I... Never actually commented on your music on account of me barely being able to comment on visual art abd having weird tastes in music but i do have a few questions. - By multi track recording you mean you record a track and then switch instrument to record a second track and so on... Basically making yourself into a one man band? - If the above is true. Do you already have the end result in your head before committing it in the instruments? Yeah. I never wrote music but i can barely follow a single instrument at a time when trying to play. (which is mostly why i gave up playing. Everybody could follow everybody else while i had to focus on a single person to follow or i was lost.)

tegerio

Yes, that's how I multi-track. I usually start with a plan, either a song structure or an instrumental arrangement. I'll have some sort of an idea where I want to go with it, but I don't know what the end result is going to sound like until I actually hear it. Most of these synthesizer experiments were unplanned; I just sat down with the equipment and started messing with it to find out what it would do. Get an interesting sound out of one module, then hook up another and twiddle with it to make it sound good with the first one (or twiddle the first one to make it fit better with the second one). One nice thing about having a rack capable of playing multiple parts simultaneously is you can tweak it all and have it sounding "right" before you record.
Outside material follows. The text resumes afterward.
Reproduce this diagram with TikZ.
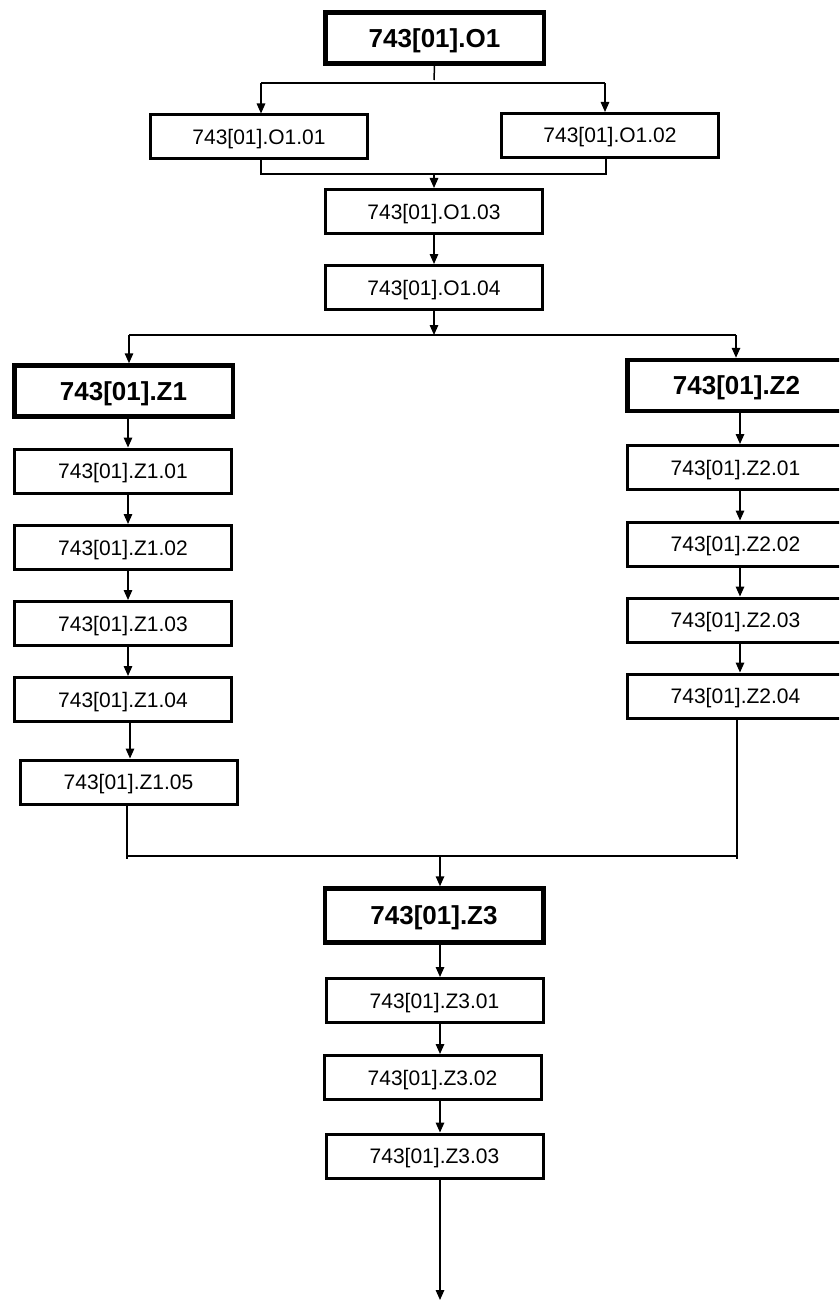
\documentclass[tikz,border=0pt]{standalone}
\usepackage{fontspec}
\setmainfont{Liberation Sans}
\usetikzlibrary{arrows.meta}
\begin{document}
\begin{tikzpicture}[x=1pt,y=-1pt,
  box/.style={draw, line width=3pt, minimum width=217pt, minimum height=44pt, inner sep=0pt, text height=15pt, text depth=0pt, fill=white, font=\fontsize{21}{25}\selectfont},
  head/.style={draw, line width=4.5pt, minimum width=218.5pt, minimum height=51pt, inner sep=0pt, text height=18.5pt, text depth=0pt, fill=white, font=\bfseries\fontsize{26}{30}\selectfont},
  ln/.style={line width=1.5pt},
  arr/.style={line width=1.5pt, -{Triangle[length=10pt,width=8.5pt]}}]
\useasboundingbox (0,0) rectangle (839,1300);
\clip (0,0) rectangle (839,1300);
% top part
\node[head] (O1) at (434.5,38) {743[01].O1};
\node[box] (O101) at (259,137) {743[01].O1.01};
\node[box] (O102) at (610,135.5) {743[01].O1.02};
\node[box] (O103) at (434,211.5) {743[01].O1.03};
\node[box] (O104) at (434,287.5) {743[01].O1.04};
% left branch
\node[head] (Z1) at (123.5,391) {743[01].Z1};
\node[box] (Z101) at (123,471) {743[01].Z1.01};
\node[box] (Z102) at (123,547.5) {743[01].Z1.02};
\node[box] (Z103) at (123,623.5) {743[01].Z1.03};
\node[box] (Z104) at (123,699.5) {743[01].Z1.04};
\node[box] (Z105) at (128.5,782) {743[01].Z1.05};
% right branch
\node[head] (Z2) at (736.5,385.5) {743[01].Z2};
\node[box] (Z201) at (735.5,467.5) {743[01].Z2.01};
\node[box] (Z202) at (735.5,544) {743[01].Z2.02};
\node[box] (Z203) at (735.5,620) {743[01].Z2.03};
\node[box] (Z204) at (735.5,696) {743[01].Z2.04};
% bottom part
\node[head, minimum height=54pt] (Z3) at (434,915.5) {743[01].Z3};
\node[box] (Z301) at (434.5,1000.5) {743[01].Z3.01};
\node[box] (Z302) at (432.5,1077.5) {743[01].Z3.02};
\node[box] (Z303) at (434.5,1156) {743[01].Z3.03};
% coordinates
\coordinate (t1) at (434,80);
\coordinate (hL) at (261,83);
\coordinate (hR) at (605,83);
\coordinate (mL) at (261,174);
\coordinate (mR) at (606,174);
\coordinate (m) at (434,174);
\coordinate (s) at (434,335);
\coordinate (sL) at (129,335);
\coordinate (sR) at (736,335);
\coordinate (c1) at (128,0);
\coordinate (c1b) at (130,0);
\coordinate (c2) at (740,0);
\coordinate (jL) at (127,856);
\coordinate (jR) at (736,856);
\coordinate (jLe) at (127,859);
\coordinate (jRe) at (737,859);
\coordinate (j) at (440,856);
\coordinate (c3) at (440,0);
\coordinate (end) at (440,1300);
% connectors top
\draw[ln] (O1.south) -- (t1);
\draw[ln] (hL) -- (hR);
\draw[arr] (hL) -- (hL |- O101.north);
\draw[arr] (hR) -- (hR |- O102.north);
\draw[ln] (O101.south -| mL) -- (mL) -- (mR) -- (O102.south -| mR);
\draw[arr] (m) -- (O103.north);
\draw[arr] (O103.south) -- (O104.north);
\draw[arr] (O104.south) -- (s);
\draw[ln] (sL) -- (sR);
\draw[arr] (sL) -- (sL |- Z1.north);
\draw[arr] (sR) -- (sR |- Z2.north);
% left chain
\draw[arr] (Z1.south -| c1) -- (Z101.north -| c1);
\draw[arr] (Z101.south -| c1) -- (Z102.north -| c1);
\draw[arr] (Z102.south -| c1) -- (Z103.north -| c1);
\draw[arr] (Z103.south -| c1) -- (Z104.north -| c1);
\draw[arr] (Z104.south -| c1b) -- (Z105.north -| c1b);
% right chain
\draw[arr] (Z2.south -| c2) -- (Z201.north -| c2);
\draw[arr] (Z201.south -| c2) -- (Z202.north -| c2);
\draw[arr] (Z202.south -| c2) -- (Z203.north -| c2);
\draw[arr] (Z203.south -| c2) -- (Z204.north -| c2);
% join
\draw[ln] (Z105.south -| jLe) -- (jLe);
\draw[ln] (Z204.south -| jRe) -- (jRe);
\draw[ln] (jL) -- (jR);
\draw[arr] (j) -- (Z3.north -| j);
% bottom chain
\draw[arr] (Z3.south -| c3) -- (Z301.north -| c3);
\draw[arr] (Z301.south -| c3) -- (Z302.north -| c3);
\draw[arr] (Z302.south -| c3) -- (Z303.north -| c3);
\draw[arr] (Z303.south -| c3) -- (end);
\end{tikzpicture}
\end{document}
With other instruments, if in the course of laying down tracks I realize one of the earlier parts doesn't sound right with some new thing I just thought of doing, then I'd have to go back and completely re-do it.

Simone Spinozzi

The way you describe it sounds a lot like people always described jazz to me (minus the re-do, obviously 😅). But then again jazz is essentially impromptu composition on the fly and yours is trying to get the right sound for what you intend to achieve. 🤔 that is interesting.